### TASK GOAL
Reproduce all of the data below without alteration; exclude every picture.

### DATA SEGMENT
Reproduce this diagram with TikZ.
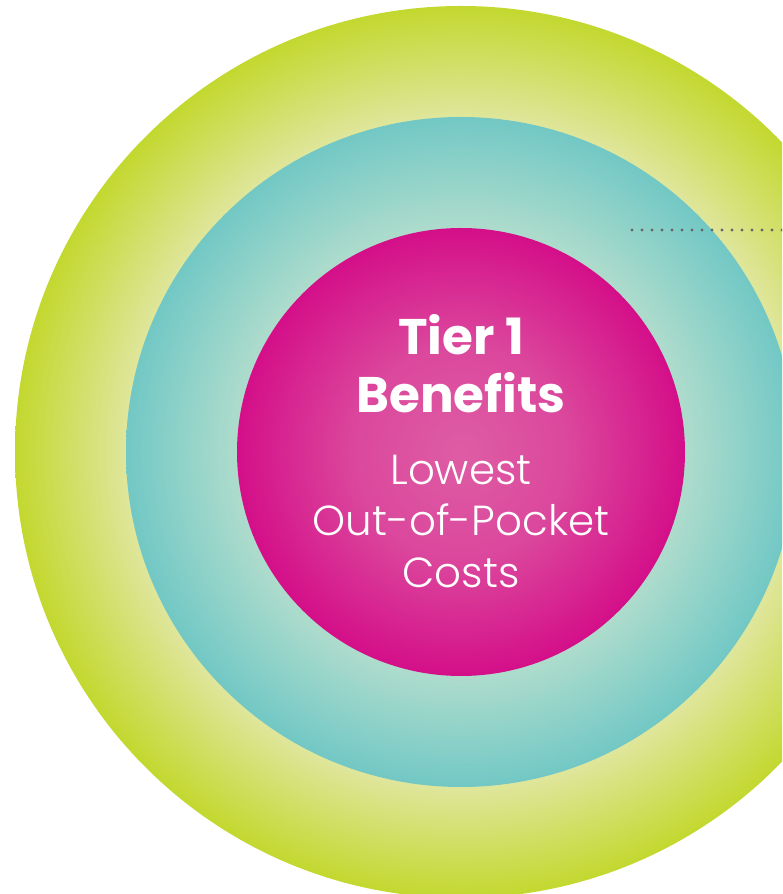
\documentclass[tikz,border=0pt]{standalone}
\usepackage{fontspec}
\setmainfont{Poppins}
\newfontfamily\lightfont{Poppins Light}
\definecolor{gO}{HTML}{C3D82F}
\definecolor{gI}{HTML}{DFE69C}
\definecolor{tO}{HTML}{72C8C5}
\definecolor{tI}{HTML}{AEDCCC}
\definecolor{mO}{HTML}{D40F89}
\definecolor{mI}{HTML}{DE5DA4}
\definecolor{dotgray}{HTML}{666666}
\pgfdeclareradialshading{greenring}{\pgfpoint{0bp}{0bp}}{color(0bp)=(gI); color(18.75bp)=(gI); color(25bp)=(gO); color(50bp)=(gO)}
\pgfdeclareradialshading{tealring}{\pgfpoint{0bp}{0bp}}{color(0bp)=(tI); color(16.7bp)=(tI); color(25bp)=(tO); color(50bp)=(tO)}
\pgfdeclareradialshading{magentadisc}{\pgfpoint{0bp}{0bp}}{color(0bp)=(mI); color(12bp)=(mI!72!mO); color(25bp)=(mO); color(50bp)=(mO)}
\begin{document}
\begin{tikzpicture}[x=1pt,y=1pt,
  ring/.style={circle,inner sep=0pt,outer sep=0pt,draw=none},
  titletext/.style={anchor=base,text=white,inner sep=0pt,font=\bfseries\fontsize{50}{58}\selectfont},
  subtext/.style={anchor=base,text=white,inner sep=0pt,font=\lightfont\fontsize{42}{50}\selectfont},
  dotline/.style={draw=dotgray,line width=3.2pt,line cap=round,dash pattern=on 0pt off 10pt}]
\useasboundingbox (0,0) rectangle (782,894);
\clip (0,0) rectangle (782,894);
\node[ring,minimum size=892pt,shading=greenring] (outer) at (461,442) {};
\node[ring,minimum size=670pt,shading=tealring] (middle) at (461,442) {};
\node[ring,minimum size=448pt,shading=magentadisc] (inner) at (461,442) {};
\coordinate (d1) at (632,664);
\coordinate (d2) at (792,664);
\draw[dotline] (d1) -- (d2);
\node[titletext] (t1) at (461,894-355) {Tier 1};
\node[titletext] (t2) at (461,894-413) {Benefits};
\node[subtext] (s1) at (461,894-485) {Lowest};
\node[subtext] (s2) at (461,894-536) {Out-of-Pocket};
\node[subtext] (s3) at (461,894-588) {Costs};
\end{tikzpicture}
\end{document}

### WRITTEN RESPONSE
Reproduce this diagram with TikZ.
\documentclass[tikz,border=0pt]{standalone}
\usepackage{fontspec}
\setmainfont{Poppins}
\newfontfamily\lightfont{Poppins Light}
\definecolor{gO}{HTML}{C3D82F}
\definecolor{gI}{HTML}{DFE69C}
\definecolor{tO}{HTML}{72C8C5}
\definecolor{tI}{HTML}{AEDCCC}
\definecolor{mO}{HTML}{D40F89}
\definecolor{mI}{HTML}{DE5DA4}
\definecolor{dotgray}{HTML}{666666}
\pgfdeclareradialshading{greenring}{\pgfpoint{0bp}{0bp}}{color(0bp)=(gI); color(18.75bp)=(gI); color(25bp)=(gO); color(50bp)=(gO)}
\pgfdeclareradialshading{tealring}{\pgfpoint{0bp}{0bp}}{color(0bp)=(tI); color(16.7bp)=(tI); color(25bp)=(tO); color(50bp)=(tO)}
\pgfdeclareradialshading{magentadisc}{\pgfpoint{0bp}{0bp}}{color(0bp)=(mI); color(12bp)=(mI!72!mO); color(25bp)=(mO); color(50bp)=(mO)}
\begin{document}
\begin{tikzpicture}[x=1pt,y=1pt,
  ring/.style={circle,inner sep=0pt,outer sep=0pt,draw=none},
  titletext/.style={anchor=base,text=white,inner sep=0pt,font=\bfseries\fontsize{50}{58}\selectfont},
  subtext/.style={anchor=base,text=white,inner sep=0pt,font=\lightfont\fontsize{42}{50}\selectfont},
  dotline/.style={draw=dotgray,line width=3.2pt,line cap=round,dash pattern=on 0pt off 10pt}]
\useasboundingbox (0,0) rectangle (782,894);
\clip (0,0) rectangle (782,894);
\node[ring,minimum size=892pt,shading=greenring] (outer) at (461,442) {};
\node[ring,minimum size=670pt,shading=tealring] (middle) at (461,442) {};
\node[ring,minimum size=448pt,shading=magentadisc] (inner) at (461,442) {};
\coordinate (d1) at (632,664);
\coordinate (d2) at (792,664);
\draw[dotline] (d1) -- (d2);
\node[titletext] (t1) at (461,894-355) {Tier 1};
\node[titletext] (t2) at (461,894-413) {Benefits};
\node[subtext] (s1) at (461,894-485) {Lowest};
\node[subtext] (s2) at (461,894-536) {Out-of-Pocket};
\node[subtext] (s3) at (461,894-588) {Costs};
\end{tikzpicture}
\end{document}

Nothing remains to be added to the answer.